This is the title I chose for my personal blog, which is meant to give me an outlet for one of my favorite crafts – writing – plus to use an image from my favorite sport, golf. Out of college, my first job was as a reporter for the Daily Astorian in Astoria, Oregon, and I went on from there to practice writing in all my professional positions, including as press secretary in Washington, D.C. for a Democrat Congressman from Oregon (Les AuCoin), as an Oregon state government manager in Salem and Portland, as press secretary for Oregon’s last Republican governor (Vic Atiyeh), and as a private sector lobbyist. This blog also allows me to link another favorite pastime – politics and the art of developing public policy – to what I write. I could have called this blog “Middle Ground,” for that is what I long for in both politics and golf. The middle ground is often where the best public policy decisions lie. And it is where you want to be on a golf course.

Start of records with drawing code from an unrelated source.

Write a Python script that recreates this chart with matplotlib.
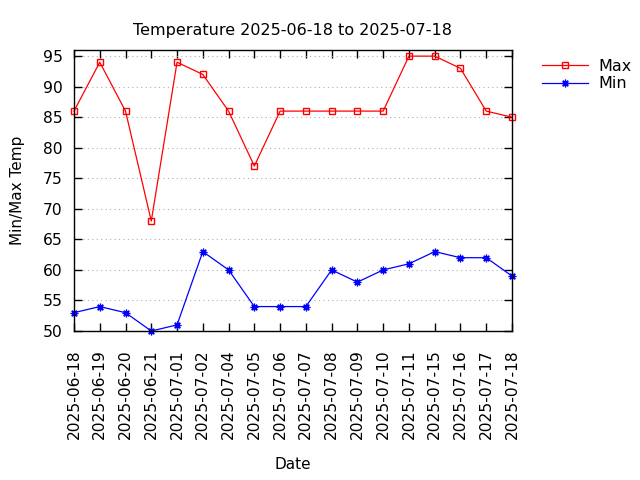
import matplotlib
matplotlib.use('Agg')
import matplotlib.pyplot as plt

# ── Data ──────────────────────────────────────────────────────────────
dates = ['2025-06-18', '2025-06-19', '2025-06-20', '2025-06-21',
         '2025-07-01', '2025-07-02', '2025-07-04', '2025-07-05',
         '2025-07-06', '2025-07-07', '2025-07-08', '2025-07-09',
         '2025-07-10', '2025-07-11', '2025-07-15', '2025-07-16',
         '2025-07-17', '2025-07-18']
t_max = [86, 94, 86, 68, 94, 92, 86, 77, 86, 86, 86, 86, 86, 95, 95, 93, 86, 85]
t_min = [53, 54, 53, 50, 51, 63, 60, 54, 54, 54, 60, 58, 60, 61, 63, 62, 62, 59]
y_ticks = [50, 55, 60, 65, 70, 75, 80, 85, 90, 95]

# ── Figure ────────────────────────────────────────────────────────────
fig = plt.figure(figsize=(6.4, 4.8), dpi=100)
ax = fig.add_axes([0.1156, 0.3104, 0.6844, 0.5854])

x = list(range(len(dates)))
ax.plot(x, t_max, color='red', lw=0.9, marker='s', ms=4.8,
        mfc='none', mec='red', mew=1.0, label='Max', clip_on=False)
ax.plot(x, t_min, color='blue', lw=0.9, marker=(8, 2, 0), ms=5.5,
        mec='blue', mew=0.9, label='Min', clip_on=False)

ax.set_xlim(0, len(dates) - 1)
ax.set_ylim(50, 96)
ax.set_xticks(x)
ax.set_xticklabels(dates, rotation=90, fontsize=11.2)
ax.set_yticks(y_ticks)
ax.tick_params(axis='y', labelsize=11.2, pad=8)
ax.tick_params(axis='x', pad=13)
ax.tick_params(direction='in', top=True, right=True, length=6, width=1)

ax.grid(axis='y', color='#b0b0b0', linestyle=(0, (1, 3)), linewidth=0.8)
for s in ax.spines.values():
    s.set_linewidth(1)

ax.set_title('Temperature 2025-06-18 to 2025-07-18', fontsize=11.5, pad=11)
ax.set_xlabel('Date', fontsize=11, labelpad=13)
ax.set_ylabel('Min/Max Temp', fontsize=11, labelpad=13)

fig.legend(loc='upper left', bbox_to_anchor=(0.847, 0.877), frameon=False,
           fontsize=11.5, handlelength=2.9, labelspacing=0.15, handletextpad=0.6,
           borderpad=0, borderaxespad=0)

fig.savefig('out.png', dpi=100, facecolor='white')
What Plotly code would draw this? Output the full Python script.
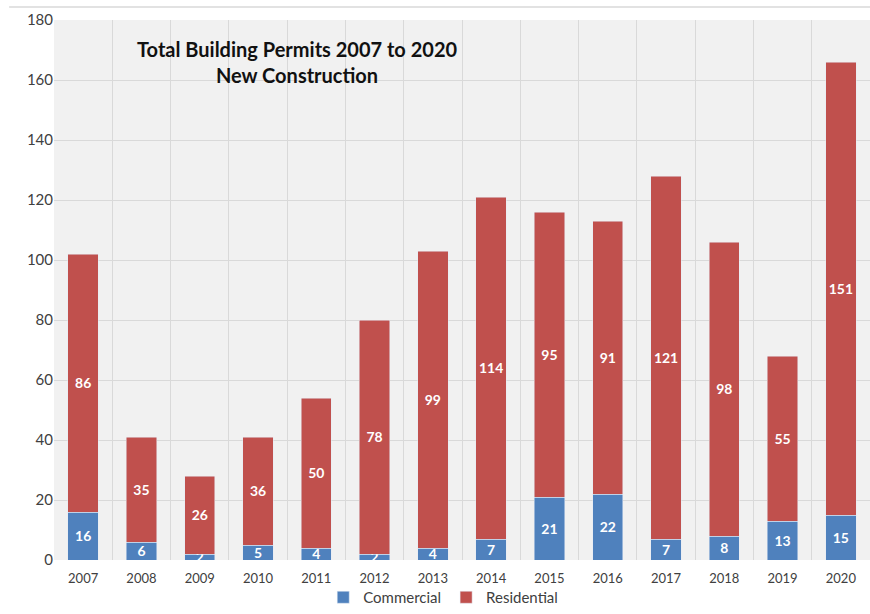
import plotly.graph_objects as go

years = [str(y) for y in range(2007, 2021)]
commercial = [16, 6, 2, 5, 4, 2, 4, 7, 21, 22, 7, 8, 13, 15]
residential = [86, 35, 26, 36, 50, 78, 99, 114, 95, 91, 121, 98, 55, 151]
y_ticks = list(range(0, 181, 20))

BLUE = "#4f81bd"
RED = "#c0504d"
FONT = "Lato, 'Open Sans', sans-serif"

fig = go.Figure()
fig.add_trace(go.Bar(
    x=years, y=commercial, name="Commercial", marker_color=BLUE,
    text=commercial, textposition="inside", insidetextanchor="middle", textangle=0,
    textfont=dict(color="white", size=14, family=FONT, weight="bold"),
    cliponaxis=True,
))
fig.add_trace(go.Bar(
    x=years, y=residential, name="Residential", marker_color=RED,
    text=residential, textposition="inside", insidetextanchor="middle", textangle=0,
    textfont=dict(color="white", size=14, family=FONT, weight="bold"),
))

fig.update_layout(
    width=870, height=614,
    barmode="stack", bargap=0.48,
    margin=dict(l=54, r=0, t=20, b=54, autoexpand=False),
    paper_bgcolor="white", plot_bgcolor="#f1f1f1",
    font=dict(family=FONT, color="#404040"),
    uniformtext=dict(minsize=13, mode="show"),
    legend=dict(orientation="h", x=0.477, xanchor="center", yref="container", y=-0.004, yanchor="bottom",
                bgcolor="rgba(0,0,0,0)", itemwidth=30,
                font=dict(size=15, color="#404040"), traceorder="normal"),
    xaxis=dict(type="category", tickson="boundaries", showgrid=True, gridcolor="#d9d9d9",
               gridwidth=1, ticks="", tickfont=dict(size=13), showline=False,
               ticklabelstandoff=9),
    yaxis=dict(range=[0, 180], tickvals=y_ticks, showgrid=True, gridcolor="#d9d9d9",
               tickfont=dict(size=15), ticks="", zeroline=False, showline=False),
    annotations=[dict(
        text="<b>Total Building Permits 2007 to 2020<br>New Construction</b>",
        xref="paper", yref="paper", x=0.298, y=0.973, xanchor="center", yanchor="top",
        showarrow=False, font=dict(size=20, color="#111111", family=FONT), align="center",
    )],
    shapes=[dict(type="line", xref="paper", yref="paper", x0=-0.055, x1=1.0,
                 y0=1.024, y1=1.024, line=dict(color="#d9d9d9", width=1.5))],
)

fig.write_html("out.html")
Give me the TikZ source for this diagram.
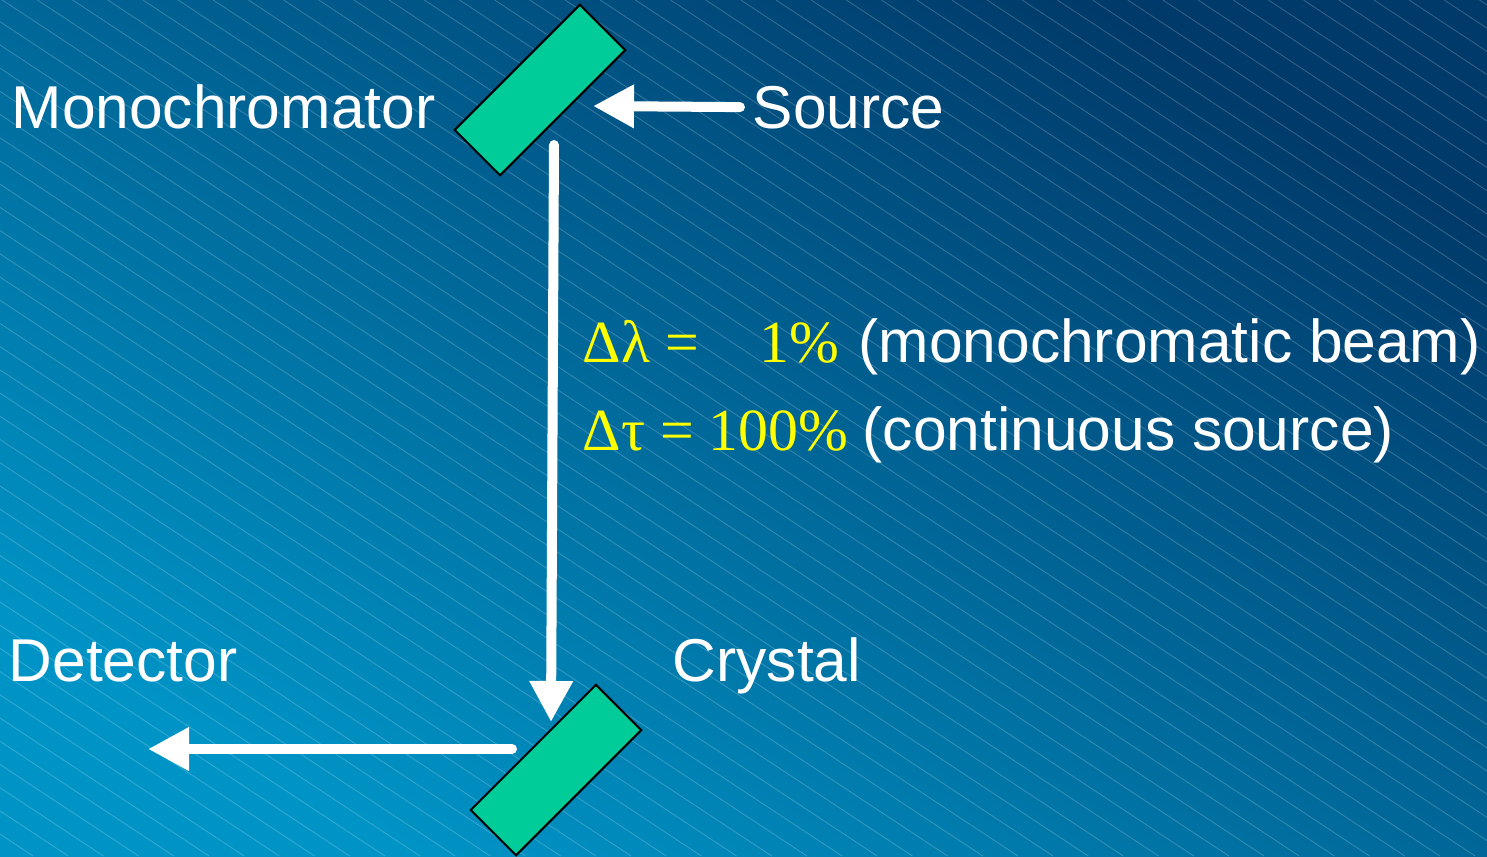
\documentclass[tikz,border=0pt]{standalone}
\usepackage{fontspec}
\setmainfont{Liberation Sans}
\newfontfamily\eqfont{Liberation Serif}
\usepackage{tikz}
\usetikzlibrary{arrows.meta,shapes.geometric}
\definecolor{BgLight}{HTML}{0094C6}
\definecolor{BgDark}{HTML}{003A6A}
\definecolor{MirrorGreen}{HTML}{00CC99}
\definecolor{EqYellow}{HTML}{FFFF00}
\tikzset{
  MR/.style={rectangle,draw=black,line width=0.6pt,fill=MirrorGreen,
             minimum width=1.77cm,minimum height=0.64cm,rotate=45,inner sep=0pt},
  TX/.style={text=white,font=\fontsize{17.2}{20}\selectfont,
             inner sep=0pt,anchor=base west},
  EQ/.style={text=EqYellow,font=\fontsize{17}{20}\selectfont\eqfont,inner sep=0pt},
  beam/.style={draw=white,line width=0.1cm,line cap=round,
               -{Triangle[length=0.41cm,width=0.41cm]}},
  hatch/.style={white,opacity=0.2,line width=0.25pt}
}

\begin{document}
\begin{tikzpicture}[x=0.01cm,y=-0.01cm]
  % background
  \shade[bottom color=BgLight,top color=BgDark,shading angle=-30] (0,0) rectangle (1487,856);
  \begin{scope}
    \clip (0,0) rectangle (1487,856);
    \foreach \h in {-1299,-1263.83,...,1487}
      \draw[hatch] (\h,0) -- ++(1297,856);
  \end{scope}
  \useasboundingbox (0,0) rectangle (1487,856);

  % mirrors
  \node[MR] (mono) at (540,90) {};
  \node[MR] (crys) at (556,770) {};

  % labels
  \node[TX] (monoTxt) at (11,128) {Monochromator};
  \node[TX] (src) at (752,128) {Source};
  \node[TX] (det) at (8,681) {Detector};
  \node[TX] (crysTxt) at (672,681) {Crystal};

  % spread of the beam
  \node[EQ,anchor=base west] (dl) at (582,362) {Δλ =};
  \node[EQ,anchor=base east] (dlVal) at (840,362) {1\%};
  \node[TX] (dlNote) at (858,362) {(monochromatic beam)};
  \node[EQ,anchor=base west] (dt) at (582,450) {Δτ = 100\%};
  \node[TX] (dtNote) at (862,450) {(continuous source)};

  % beam path
  \coordinate (monoIn) at (593,106);
  \coordinate (monoOut) at (554,145);
  \coordinate (crysIn) at (551,722);
  \coordinate (crysOut) at (512,749);
  \coordinate (detIn) at (148,749);
  \draw[beam,shorten <=0.12cm] (src.west) -- (monoIn);
  \draw[beam] (monoOut) -- (crysIn);
  \draw[beam] (crysOut) -- (detIn);
\end{tikzpicture}
\end{document}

I have a couple go-to strategies to organize my thoughts.
One is to use retired late night host Dave Letterman’s approach to develop a “Top 10 List.” Otherwise, I could have 50 topics on my list.
The second is to use a movie title – The Good, the Bad, and the Ugly – to prompt organization.
This time I use that movie title to align a few comments about the state of the game I love, golf.
THE GOOD: Grayson Murray, who is living free of alcoholism for eight months now after defining himself as an “alcoholic,” conquered a lot of demons when he won the Sony Open in Hawaii. And he made a 40-foot on the first playoff hole to do so.
Yes, 40 feet!
MORE GOOD in comments from long-time pro golfer Stewart
Cink (or it is “good” or bad”): He is playing the regular tour on occasion at age 50, so has been around the professional golf block. What he said recently made GolfWeek:
“A 29-year pro, Cink has witnessed the PGA Tour transform from a medium-sized league to a professional sports behemoth — and then watched again as that behemoth grew big enough to become the target of a rival league funded by a foreign autocracy.
“By now you know about the signature events series, a circuit of eight big-money PGA Tour events, many of which feature limited fields and no cuts. The series was made primarily to help the PGA Tour stymie the threat of LIV defections by allowing its best players to compete against one another more often for larger paychecks.
“The downside of that shift, however, was what it did to the Tour’s so-called ‘working class.’ Those players, who rank outside of the top 50 in the FedEx Cup rankings, are not guaranteed entrance into the signature events series, a development that leaves them in a considerably weaker financial position than their top-50 counterparts.
“Cink says he understands the market forces that led to Tour being the way it now is, and he was careful not to point his criticism in the direction of Tour leadership for making the best of a very difficult situation. But he echoed a complaint we’ve heard from a series of pros outside the top 50 over the last nine months: The Tour changes create a closed system, making it difficult for those who fall outside the top-50 from ever making it in.
“’To me, it’s a little bit out of balance. I understand where it all came from. We had to do something because we had a competing venture out there trying to swallow our players up,’ Cink said. ‘We had to give our players a reason to stay, so I get it. It’s not easy, but where I’m sitting I don’t really love it.”
What to do? Who knows? It’s just that the trend is not good for the game of golf. Perhaps it’s just capitalism.
But “good” comments from Cink make it “bad” for golf.
THE BAD: Several writers of letters-to-the-editor in Global Golf Post said that they and many golf fans are leaving the game, at least watching it, perhaps only to stay with the “major events.”
The reasons? What is stated above – the aim to offset LIV golf and pay huge sums to a few golfers.
THE UGLY: There was a terrible golf ruling the other day as golfer Carl Yuan came to the 18th hole in the Sony Open.
He hit his second shot on the par 5 closing hole far to the right and it was hard to tell where it landed, given the corporate tent in the way.
But, rather than look for the ball before a ruling, the official on-site just gave Yuan a free drop in a far better spot than would have been the case IF the ball had been found. And, I put IF in caps because that was a key.
The ball could have been lost or could have been out-of-bounds and, in either case under normal golf rules, he would have had to go back to the spot of his second shot and hit again, with a two-stroke penalty.
At the very least, the official on the site should have asked for a second opinion before delivering, in short order, the quick ruling – and a bad one at that.
The upshot? The good news is that Yuan did not make the extra hole playoff. Still, the ruling snafu qualifies as “ugly.”
**********
And this post-script, another GOOD.
I attended another “Tale of the Tour” event last night near where we live in La Quinta, California, in the winter, just before the American Express pro event, which gets under way Thursday.
With leadership provided by former pro golfer Jeff Cranford, now a pastor in the California desert, four golfers summarized how they play golf, why they play golf, and how “being a golfer” does not comprise “their identity.”
All four said they relied on God for their ability to perform and their status, even those they also said God doesn’t always “make them play great.”
Good stuff from the four who had their life in balance!